There is nothing to be proud of over causing death, laughing and disrepecting shows lack of character and quite frankly shows the level of depravity that a lot of hunters have. Hunters your deeds betrays your words of loving animals.

The only “economic” incentive is the corrupt a perverse guise of benevolence. The ones that benefit are the outfitters and gun manfacturers.

mike March 28, 2014 - 2:08 am

@ Conor And yet when it comes to wolves, not a peep. Your words contradict themselves. What you hunter want is to preserve hunting that is it.

There is no glory to be had celebrating taking of a life, but you hunters gloat and disrespect the life of the animal you kill.

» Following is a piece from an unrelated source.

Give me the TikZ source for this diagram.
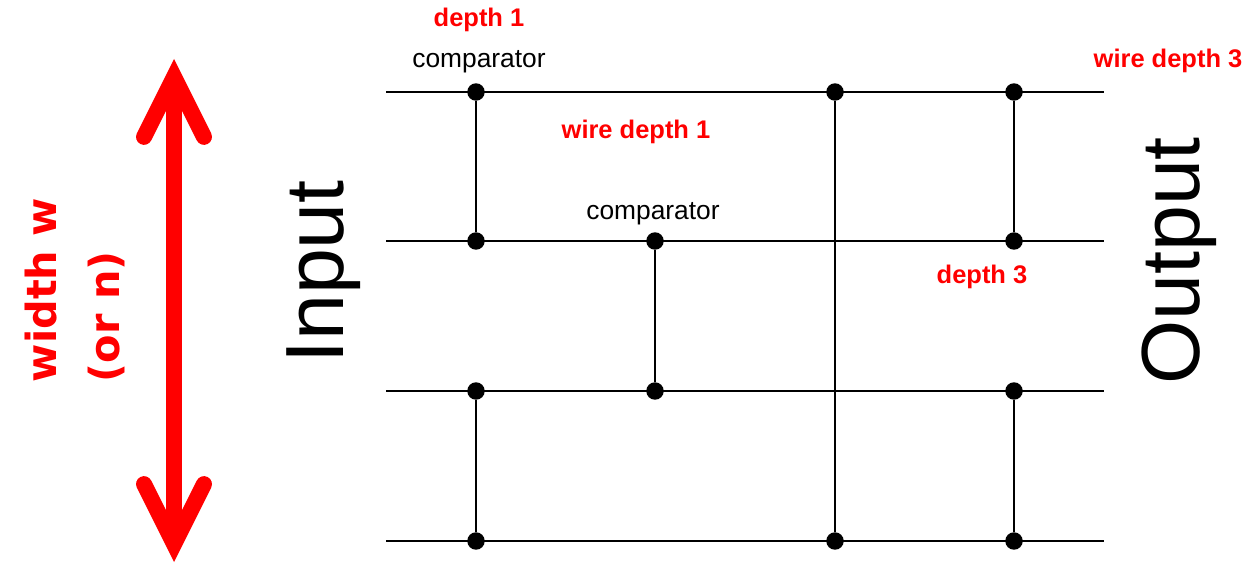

You don’t respect life your deeds betray your words.

Your lack of humanity shows, anything for a buck shows a lack of ethics as well.

Stephanie March 31, 2014 - 12:01 am

@Conor – Actually in Africa, many countries are considering banning canned hunting and trophy hunting period because of its creating a poaching market for the lion bone trade in Asia, such as the Rhino hunting has done with Rhino horn. There are only 4000 wild lions left, 102 desert lions, and when males are shot, the new male kills all the cubs, doing nothing for conservation. Shooting a partially domesticate lion, is not hunting it cowardice and borders on animal cruelty. The real big money is in the volunteers, and the lion carcass that is worth up to $70 000 on the Asian market, volunteers are a steady 2 weekly income of around R200 000 for these places, making the Trophy and canned industry a misleading one with ulterior motives. You need to go do some serious research, because this needs to stop, its destructive, and hunter use baiting, another cowardice method. No mate, if you eat what you hunt no problem, but lions are not on the menu and we want the protected.

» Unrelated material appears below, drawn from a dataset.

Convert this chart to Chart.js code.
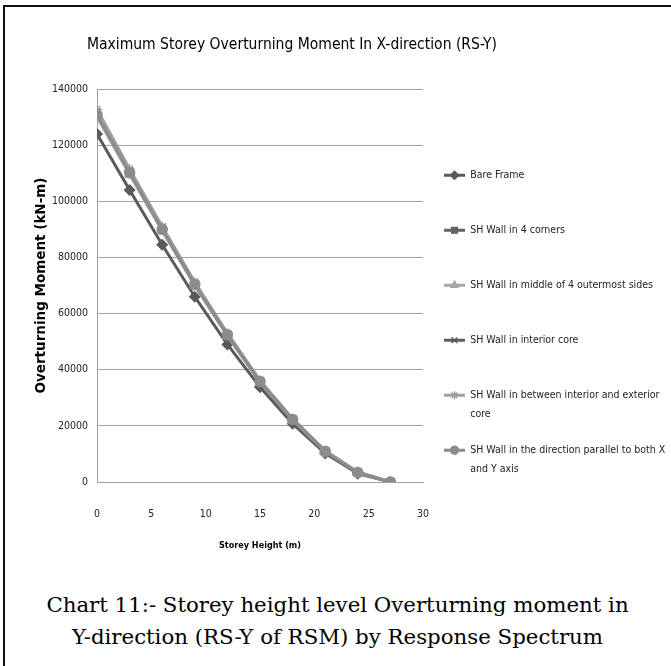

Douglas March 28, 2014 - 2:05 am

QUOTE: Carter said, “The precedent is clear: In Africa, when hunting goes away, so does the wildlife.”

What the heck is this guy smoking?

mike March 28, 2014 - 2:15 am

Removing the predators is why you have no vegetation, only most of you hunters are too stupid to realize this you just want a massive trophy. When you kill a male lion who has cubs, the next male that takes over the pride will kill all the cubs that are not his so not only do you kill the big trophy, you kill all the cubs. Just as you go bear hunting etc,you have no care that the life you snuffed may have had babies, so again you snuff out more than 1 life,but why should you care you selfishly got your trophy.

Hennie Bexuidenhout March 30, 2014 - 7:14 am

Stop killing our wildlife!!!

VPL March 31, 2014 - 12:56 am

Isn’t the problem precisely that hunters kill healthy adult males? The sick, weak and starving lions don’t look good in the trophy picture, and so the hunters kill the healthy ones. If the father of a pride is killed, the cubs of that pride will get killed as well because of rival males who take over the pride. It is a huge loss to the lion population every time a hunter kills a healthy male lion. But money rules in this world, and trophy hunters are not willing to pay for just ‘culling the weak’. They want the strongest, the biggest and the best. And that’s why trophy hunting is so costly to the wild population of lions.

William Huard March 31, 2014 - 4:21 am

Anti- hunters? That’s like saying that the canned lion killers in SCI are” hunters”. They are bloodthirsty opportunistic fake sportsmen. Look at the rape of all the wildlife in South Africa as an example of conservation. SCI told us that allowing canned lion hunting in SA that that would take the pressure off wild lion populations. That has turned into a free for all with wild lions poached. Don’t believe safari club…..read the book dominion by Matthew scully….he exposes SCI for what they are….FRAUDS

Anon ymous March 31, 2014 - 5:26 am

Most lion hunting is canned anyway. Does anyone know how this will effect the canned hunting industry? It would be a shame if all that science and conservation were lost because a bunch of tree huggers think killing for fun and collecting corpses is psychotic.

sfc March 31, 2014 - 5:34 am

If humans left nature alone it would regulate itself. As usual, man finds someway to interfere in the established code of life that has been around for millions of years. Hunters want to hunt and the native peoples want to expand. Take those two parts out of the equation and the lions will be just fine. I have a suggestion for both parties — learn a new “hobby” and practice better birth control.